Federal and State Departments of Transportation (DOT) and the law enforcement agencies of the various states inspect many commercial heavy vehicles annually. In the past, most such inspections have been performed at weigh stations located on interstate highways. Trucks passing the weigh station must pull over, and wait in line to be weighed and possibly inspected. Inspections on selected vehicles are performed based on weight violations or random sampling. Because of the sheer number of trucks operating on U.S. highways, only a fraction of the entire trucking fleet is inspected each year.
There have been screening systems and waiver inspection systems developed that have received support from regulatory agencies and the trucking industry, to make inspections more efficient. Such systems attempt to reduce the number of trucks potentially needing inspections, by removing vehicles from selected operators meeting defined criteria from the pool of vehicles potentially needing inspections.
One such screening system is based on a review of a trucking company's safety performance. If an operator can show that they have a good safety and compliance record, and are properly permitted and insured, the operator may be eligible to participate in the screening system. Specific equipment is added to their fleet vehicles. At about 300 weigh stations in the U.S., the added vehicle equipment communicates with the weigh station as the vehicle approaches. The weigh station component automatically reviews the operator's credentials, and if the operator is approved to bypass the weigh station, then a message to that effect is sent to the driver. The government regulatory agencies like this approach, because it reduces the number of trucks entering the weigh stations, enabling the regulatory agencies to focus their inspection efforts on vehicle operators who have not been prequalified. The trucking industry likes this approach because minimizing idle time while waiting in line for an inspection increases operating efficiency.
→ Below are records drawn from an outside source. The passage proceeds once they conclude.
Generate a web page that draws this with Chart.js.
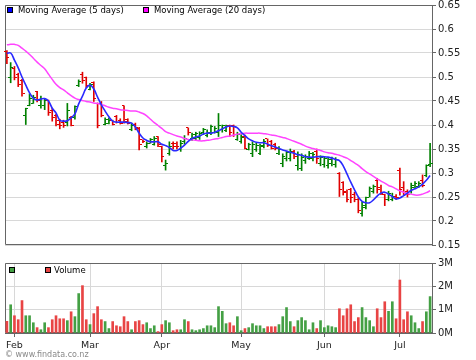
<!DOCTYPE html>
<html>
<head>
<meta charset="utf-8">
<script src="https://cdn.jsdelivr.net/npm/chart.js@4.4.1/dist/chart.umd.min.js"></script>
<style>
  html, body { margin: 0; padding: 0; background: #fff; }
  #wrap { position: relative; width: 476px; height: 360px; overflow: hidden; font-family: "DejaVu Sans", Verdana, sans-serif; }
  canvas { position: absolute; left: 0; }
  #price { top: 0; }
  #volume { top: 250px; }
  .sw { position: absolute; width: 4px; height: 4px; border: 1px solid #000; }
  .txt { position: absolute; font-size: 8.5px; line-height: 10px; color: #000; white-space: nowrap; }
  #footer { position: absolute; left: 5px; top: 350px; font-size: 8px; line-height: 10px; color: #888; white-space: nowrap; }
</style>
</head>
<body>
<div id="wrap">
  <canvas id="price" width="476" height="250"></canvas>
  <canvas id="volume" width="476" height="110"></canvas>

  <div class="sw" style="left:7px;top:7px;background:#0000ff"></div>
  <div class="txt" style="left:18px;top:5px">Moving Average (5 days)</div>
  <div class="sw" style="left:143px;top:7px;background:#ff00ff"></div>
  <div class="txt" style="left:154px;top:5px">Moving Average (20 days)</div>

  <div class="sw" style="left:9px;top:267px;background:#44a044"></div>
  <div class="sw" style="left:45px;top:267px;background:#e84444"></div>
  <div class="txt" style="left:54px;top:265px">Volume</div>

  <div id="footer">© www.findata.co.nz</div>
</div>
<script>
// Trading days, Jan 30 - Jul 11
const monthNames = ['Jan', 'Feb', 'Mar', 'Apr', 'May', 'Jun', 'Jul'];
const janDays = [30, 31];
const febDays = [1, 4, 5, 7, 8, 11, 12, 13, 14, 15, 18, 19, 20, 21, 22, 25, 26, 27, 28, 29];
const marDays = [3, 4, 5, 6, 7, 10, 11, 12, 13, 14, 17, 18, 19, 20, 25, 26, 27, 28, 31];
const aprDays = [1, 2, 3, 4, 7, 8, 9, 10, 11, 14, 15, 16, 17, 18, 21, 22, 23, 24, 28, 29, 30];
const mayDays = [1, 2, 5, 6, 7, 8, 9, 12, 13, 14, 15, 16, 19, 20, 21, 22, 23, 26, 27, 28, 29, 30];
const junDays = [3, 4, 5, 6, 9, 10, 11, 12, 13, 16, 17, 18, 19, 20, 23, 24, 25, 26, 27, 30];
const julDays = [1, 2, 3, 4, 7, 8, 9, 10, 11];

// Prices (one value per trading day)
const opens = [
    .553, .500, .518, .505, .492, .420, .440, .445, .470, .440, .440, .450, .430, .420, .410, .405, .405, .415, .415, .482, .505, .498,
    .475, .488, .445, .445, .402, .404, .410, .418, .410, .440, .412, .390, .402, .392, .369, .355, .362, .360, .376,
    .355, .315, .340, .362, .362, .350, .365, .394, .372, .372, .375, .385, .378, .382, .385, .385, .390, .388, .400, .398, .370,
    .365, .376, .350, .340, .348, .340, .355, .371, .365, .360, .340, .320, .330, .330, .345, .315, .310, .325, .330, .330, .345, .320,
    .318, .315, .320, .318, .300, .280, .262, .265, .255, .245, .215, .228, .250, .262, .285, .270, .255, .245, .245, .252,
    .305, .270, .262, .262, .270, .272, .285, .295, .318
];
const highs = [
    .555, .530, .522, .508, .495, .435, .465, .462, .470, .460, .455, .452, .435, .422, .412, .410, .445, .418, .440, .494, .510, .500,
    .487, .490, .446, .449, .415, .415, .410, .420, .413, .440, .413, .404, .404, .395, .369, .365, .372, .376, .376,
    .356, .327, .365, .365, .365, .368, .378, .394, .383, .385, .386, .393, .390, .400, .397, .424, .400, .400, .400, .400, .385,
    .380, .379, .362, .365, .362, .360, .370, .371, .368, .362, .355, .340, .345, .350, .347, .344, .340, .338, .345, .343, .350, .336,
    .333, .331, .333, .332, .301, .282, .265, .268, .260, .248, .240, .250, .271, .275, .289, .275, .256, .262, .258, .255,
    .310, .282, .265, .279, .282, .282, .296, .317, .362
];
const lows = [
    .528, .488, .494, .480, .460, .401, .440, .445, .448, .435, .432, .420, .408, .398, .392, .395, .398, .398, .412, .480, .487, .478,
    .473, .449, .394, .417, .400, .402, .400, .404, .402, .404, .402, .388, .390, .348, .363, .352, .362, .358, .355,
    .323, .306, .337, .350, .350, .345, .360, .379, .368, .368, .370, .380, .375, .380, .383, .376, .385, .386, .376, .376, .368,
    .362, .350, .348, .334, .345, .338, .352, .355, .350, .348, .338, .313, .325, .325, .330, .306, .305, .320, .328, .325, .320, .315,
    .312, .310, .315, .312, .251, .254, .240, .238, .240, .217, .210, .225, .250, .258, .258, .255, .232, .242, .242, .245,
    .254, .255, .250, .258, .268, .270, .271, .292, .313
];
const closes = [
    .540, .520, .500, .485, .465, .435, .455, .458, .452, .456, .452, .425, .415, .402, .398, .400, .430, .400, .438, .490, .492, .482,
    .485, .455, .400, .420, .412, .410, .402, .406, .404, .408, .404, .400, .394, .360, .365, .362, .370, .372, .360,
    .335, .320, .355, .355, .356, .362, .372, .385, .380, .382, .383, .390, .385, .396, .393, .400, .398, .398, .385, .380, .380,
    .375, .352, .360, .360, .358, .357, .366, .358, .352, .352, .350, .335, .342, .345, .335, .338, .333, .335, .340, .338, .330, .332,
    .330, .328, .330, .329, .265, .260, .245, .250, .245, .222, .232, .248, .268, .272, .265, .258, .245, .258, .252, .248,
    .265, .260, .255, .275, .278, .278, .275, .315, .320
];

// Moving averages as drawn
const ma5 = [
    .549, .550, .535, .519, .500, .483, .467, .456, .452, .454, .455, .450, .435, .425, .410, .408, .409, .415, .423, .444, .460, .477,
    .483, .475, .458, .442, .429, .417, .408, .406, .406, .406, .405, .404, .396, .383, .373, .368, .365, .365, .365,
    .360, .357, .353, .347, .347, .352, .358, .366, .372, .375, .377, .381, .383, .383, .385, .388, .392, .396, .398, .397, .394,
    .385, .378, .371, .367, .364, .363, .363, .360, .357, .354, .351, .348, .346, .343, .341, .338, .337, .334, .333, .333, .334, .334,
    .334, .333, .331, .328, .326, .315, .298, .281, .265, .250, .241, .238, .238, .244, .252, .258, .260, .256, .251, .246,
    .248, .253, .258, .264, .267, .271, .277, .285, .295
];
const ma20 = [
    .567, .568, .568, .566, .560, .554, .547, .539, .531, .524, .517, .506, .495, .485, .478, .473, .467, .461, .456, .453, .451, .449,
    .448, .446, .445, .443, .440, .437, .435, .434, .432, .431, .430, .429, .429, .427, .424, .419, .412, .405, .399,
    .393, .386, .383, .380, .377, .375, .372, .370, .369, .368, .367, .367, .368, .369, .371, .372, .374, .376, .377, .379, .381,
    .382, .383, .383, .383, .383, .383, .382, .381, .379, .378, .376, .374, .372, .369, .366, .363, .360, .356, .353, .351, .349, .347,
    .344, .342, .341, .339, .337, .334, .331, .326, .321, .316, .309, .303, .298, .293, .288, .283, .279, .274, .271, .267,
    .263, .260, .257, .256, .254, .254, .256, .259, .263
];

// Volume, millions of shares
const volumeM = [
    .50, 1.21, .74, .57, 1.39, .74, .74, .44, .23, .14, .44, .23, .57, .74, .61, .61, .53, .91, .70, 1.69, 2.03, .57,
    .36, .83, 1.13, .57, .49, .19, .49, .31, .27, .70, .49, .14, .49, .53, .36, .44, .19, .31, .06,
    .36, .53, .44, .10, .14, .14, .57, .49, .14, .10, .14, .19, .31, .31, .23, 1.13, .93, .40, .44, .31, .70,
    .10, .19, .23, .40, .31, .31, .19, .27, .27, .27, .36, .70, 1.09, .49, .27, .53, .66, .53, .14, .44, .19, .53,
    .23, .31, .27, .23, 1.04, .74, 1.04, 1.21, .49, .66, 1.09, .66, .53, .27, 1.04, .66, 1.34, .93, 1.34, .61,
    2.27, .57, .91, .74, .44, .19, .49, .91, 1.56
];

const priceTicks = [0.15, 0.65];
const volumeTicks = [0, 3];

// Build labels and month boundaries
const labels = [];
const monthStart = new Set();
[janDays, febDays, marDays, aprDays, mayDays, junDays, julDays].forEach((days, m) => {
    days.forEach((d, k) => {
        if (k === 0 && m > 0) monthStart.add(labels.length);
        labels.push(monthNames[m] + ' ' + d);
    });
});

const isUp = closes.map((c, i) => c >= opens[i]);
const priceColors = isUp.map(u => u ? '#008000' : '#e00000');
const volumeColors = isUp.map(u => u ? '#44a044' : '#e84444');

Chart.defaults.font.family = '"DejaVu Sans", Verdana, sans-serif';
Chart.defaults.color = '#222';

const AXIS = '#666';
const GRID = '#d8d8d8';
const CLEAR = 'rgba(0,0,0,0)';

// fixed axis sizes, no extra room for the end labels
function fixWidth(s) {
    s.width = 44;
    s.paddingTop = 0;
    s.paddingBottom = 0;
}

// Top and left frame lines of the plot area
const framePlugin = {
    id: 'frame',
    beforeDatasetsDraw(chart) {
        const { ctx, chartArea: a } = chart;
        ctx.save();
        ctx.strokeStyle = AXIS;
        ctx.lineWidth = 1;
        ctx.beginPath();
        ctx.moveTo(a.right, a.top + 0.5);
        ctx.lineTo(a.left + 0.5, a.top + 0.5);
        ctx.lineTo(a.left + 0.5, a.bottom - 0.5);
        ctx.lineTo(a.right, a.bottom - 0.5);
        ctx.stroke();
        ctx.restore();
    }
};

// Open (left) and close (right) ticks on the high-low bars
const ohlcTicks = {
    id: 'ohlcTicks',
    afterDatasetDraw(chart, args) {
        if (args.index !== 0) return;
        const { ctx, scales: { x, y } } = chart;
        ctx.save();
        closes.forEach((c, i) => {
            const px = Math.floor(x.getPixelForValue(i));
            ctx.fillStyle = priceColors[i];
            ctx.fillRect(px - 2, Math.floor(y.getPixelForValue(opens[i])), 2, 1);
            ctx.fillRect(px + 1, Math.floor(y.getPixelForValue(c)), 2, 1);
        });
        ctx.restore();
    }
};

new Chart(document.getElementById('price'), {
    type: 'bar',
    data: {
        labels: labels,
        datasets: [{
            data: highs.map((h, i) => [lows[i], h]),
            backgroundColor: priceColors,
            barThickness: 1,
            order: 2
        }, {
            type: 'line',
            data: ma5,
            borderColor: '#2a2aff',
            borderWidth: 1.6,
            pointRadius: 0,
            tension: 0.4,
            order: 0
        }, {
            type: 'line',
            data: ma20,
            borderColor: '#ff44ff',
            borderWidth: 1.5,
            pointRadius: 0,
            tension: 0.4,
            order: 1
        }]
    },
    options: {
        responsive: false,
        animation: false,
        events: [],
        layout: { padding: { left: 5, top: 5, right: 0, bottom: 5 } },
        plugins: { legend: { display: false }, tooltip: { enabled: false } },
        scales: {
            x: { display: false, offset: true },
            y: {
                position: 'right',
                min: priceTicks[0],
                max: priceTicks[1],
                ticks: {
                    stepSize: 0.05,
                    padding: 2,
                    font: { size: 10 },
                    color: '#222',
                    callback: v => String(Number(v.toFixed(2)))
                },
                grid: { color: GRID, tickColor: AXIS, tickLength: 4 },
                border: { color: AXIS },
                afterFit: fixWidth
            }
        }
    },
    plugins: [framePlugin, ohlcTicks]
});

new Chart(document.getElementById('volume'), {
    type: 'bar',
    data: {
        labels: labels,
        datasets: [{
            data: volumeM,
            backgroundColor: volumeColors,
            barThickness: 2
        }]
    },
    options: {
        responsive: false,
        animation: false,
        events: [],
        layout: { padding: { left: 5, top: 13, right: 0, bottom: 0 } },
        plugins: { legend: { display: false }, tooltip: { enabled: false } },
        scales: {
            x: {
                offset: true,
                ticks: {
                    autoSkip: false,
                    maxRotation: 0,
                    padding: 3,
                    font: { size: 9.5 },
                    color: '#222',
                    callback: (v, i) => monthStart.has(i) ? labels[i].split(' ')[0] : ''
                },
                grid: {
                    offset: false,
                    tickLength: 4,
                    color: c => monthStart.has(c.index) ? GRID : CLEAR,
                    tickColor: c => monthStart.has(c.index) ? AXIS : CLEAR
                },
                border: { color: AXIS },
                afterFit: s => {
                    s.height = 27;
                    s.paddingLeft = 0;
                    s.paddingRight = 0;
                }
            },
            y: {
                position: 'right',
                min: volumeTicks[0],
                max: volumeTicks[1],
                ticks: {
                    stepSize: 1,
                    padding: 2,
                    font: { size: 10 },
                    color: '#222',
                    callback: v => v + 'M'
                },
                grid: { color: GRID, tickColor: AXIS, tickLength: 4 },
                border: { color: AXIS },
                afterFit: fixWidth
            }
        }
    },
    plugins: [framePlugin]
});
</script>
</body>
</html>
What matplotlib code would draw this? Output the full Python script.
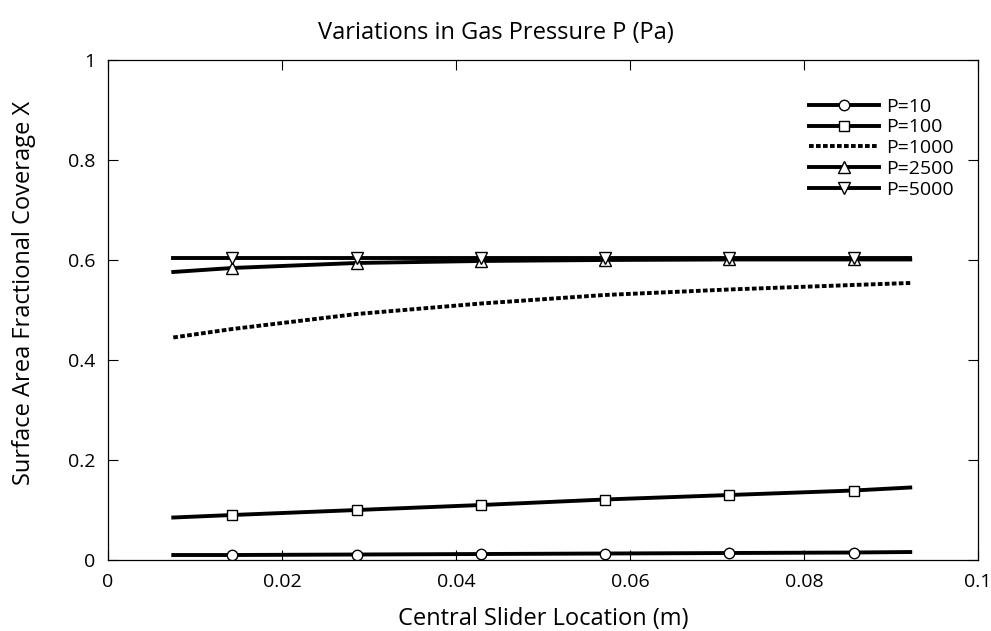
#!/usr/bin/env python3
# plot.py - surface coverage vs slider location for several gas pressures

import matplotlib.pyplot as plt

plt.rcParams["font.family"] = ["Open Sans", "DejaVu Sans"]

# slider locations (m); first and last are line ends, the rest carry markers
x = [0.0075, 0.0143, 0.0286, 0.0429, 0.0571, 0.0714, 0.0857, 0.0922]

cov_p10 = [0.010, 0.010, 0.011, 0.012, 0.013, 0.014, 0.015, 0.016]
cov_p100 = [0.085, 0.090, 0.100, 0.110, 0.121, 0.130, 0.139, 0.145]
cov_p1000 = [0.445, 0.462, 0.492, 0.513, 0.530, 0.541, 0.550, 0.554]
cov_p2500 = [0.576, 0.584, 0.594, 0.598, 0.600, 0.601, 0.601, 0.601]
cov_p5000 = [0.603, 0.603, 0.603, 0.603, 0.603, 0.603, 0.603, 0.603]

labels = ["P=10", "P=100", "P=1000", "P=2500", "P=5000"]

fig = plt.figure(figsize=(9.91, 6.31), dpi=100)
ax = fig.add_axes([0.109, 0.1125, 0.878, 0.7925])

marks = list(range(1, 7))
lw = 2.8
mk = dict(mfc="white", mec="black", mew=1.0, markevery=marks)
ax.plot(x, cov_p10, color="black", lw=lw, marker="o", ms=7.5, label=labels[0], **mk)
ax.plot(x, cov_p100, color="black", lw=lw, marker="s", ms=7, label=labels[1], **mk)
ax.plot(x, cov_p1000, color="black", lw=lw, ls=(0, (1.2, 0.6)), label=labels[2])
ax.plot(x, cov_p2500, color="black", lw=lw, marker="^", ms=8, label=labels[3], **mk)
ax.plot(x, cov_p5000, color="black", lw=lw, marker="v", ms=8, label=labels[4], **mk)

ax.set_xlim(0, 0.1)
ax.set_ylim(0, 1)
ax.set_xticks([0, 0.02, 0.04, 0.06, 0.08, 0.1])
ax.set_xticklabels(["0", "0.02", "0.04", "0.06", "0.08", "0.1"])
ax.set_yticks([0, 0.2, 0.4, 0.6, 0.8, 1])
ax.set_yticklabels(["0", "0.2", "0.4", "0.6", "0.8", "1"])
ax.tick_params(direction="in", top=True, right=True, length=7, width=0.8,
               labelsize=14, pad=9)
for s in ax.spines.values():
    s.set_linewidth(0.9)

ax.set_xlabel("Central Slider Location (m)", fontsize=17, labelpad=12)
ax.set_ylabel("Surface Area Fractional Coverage X", fontsize=17)
ax.yaxis.set_label_coords(-0.083, 0.535)
fig.text(0.5, 1 - 33 / 631, "Variations in Gas Pressure P (Pa)", fontsize=17,
         ha="center", va="center")

ax.legend(loc="upper right", bbox_to_anchor=(0.985, 0.948), frameon=False,
          fontsize=14, handlelength=3.6, labelspacing=0.14, handletextpad=0.35,
          borderaxespad=0.2)

fig.savefig("out.png", dpi=100)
While this screening system has worked for years, it has several flaws. First, the equipment is dated and will soon need to be replaced. Equipping each participating weigh station with the required equipment costs hundreds of thousands of dollars. Also, marginal operators, who don't want to be inspected because their equipment would likely fail the inspection, generally know the physical locations of the weigh stations, and can actively plan their routes to bypass these fixed facilities.
It would be desirable to provide method and apparatus that enables reliable operators to be efficiently prescreened, so that regulatory or enforcement agencies can focus their time and effort performing inspections on vehicle operators that may be statistically more likely to be operating with one or more safety conditions that place the public at risk. Regulatory and enforcement agencies might then devote more resources to preventing the marginal operators from avoiding inspections.